All’inizio di novembre, la 62ª armata, schiacciata contro il Volga, aveva in mano solo un decimo della città: l’area a nord della fabbrica di trattori di Stalingrado, l’impianto della fabbrica “Barrikady” (ossia “Barricate”), vari reparti della fabbrica “Krasnyj Oktjabr” (“Ottobre Rosso”) e alcuni quartieri. Nonostante la situazione disperata dei difensori, i piani tedeschi furono sventati. La 6ª Armata di Friedrich Paulus rimase completamente impantanata a Stalingrado, non riuscendo a rompere le difese sovietiche prima del sopraggiungere del freddo. Mentre le truppe di Chujkov tenevano impegnato il nemico in estenuanti battaglie strada per strada, l’Armata Rossa accumulava riserve e il 19 novembre lanciò l’offensiva strategica detta “Operazione Urano” (“Operátsija Urán”), che si concluse con il completo accerchiamento del raggruppamento delle forze tedesche.

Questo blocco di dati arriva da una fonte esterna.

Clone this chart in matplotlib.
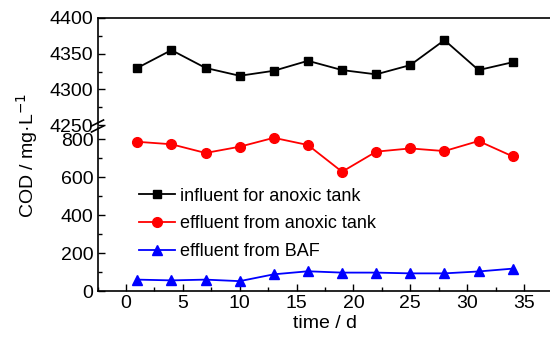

All’inizio del 1943, la 62ª Armata partecipò all’attacco del nemico accerchiato, con l’“Operazione Anello” (Operatsija Koltsó). In seguito, ribattezzata 8ª Armata della Guardia, sotto il comando di Chujkov liberò l’Ucraina e la Polonia, completando il suo glorioso percorso militare a Berlino. Soprannominato “General Shturm” (“Generale Assalto”), Vasilij Chuikov ricoprì nel dopoguerra una serie di incarichi di alto livello, tra cui quello di Comandante in capo delle forze sovietiche in Germania e di Comandante in capo delle forze di terra sovietiche.
Nel 1981, poco prima della sua morte (avvenuta il 18 marzo 1982), Vasilij Chujkov si appellò a Leonid Brezhnev, segretario generale del Pcus, chiedendogli di essere seppellito sul Mamaev Kurgan di Volgograd (come Stalingrado fu ribattezzata nel 1961), il luogo di feroci battaglie dove dopo la guerra è stato costruito un grande complesso commemorativo. “Da quel luogo si sente il rombo delle acque del Volga, le raffiche dei cannoni e il dolore delle rovine di Stalingrado; migliaia di soldati che ho comandato sono sepolti lì…”, scrisse Chujkov al leader sovietico. Il desiderio del comandante fu esaudito.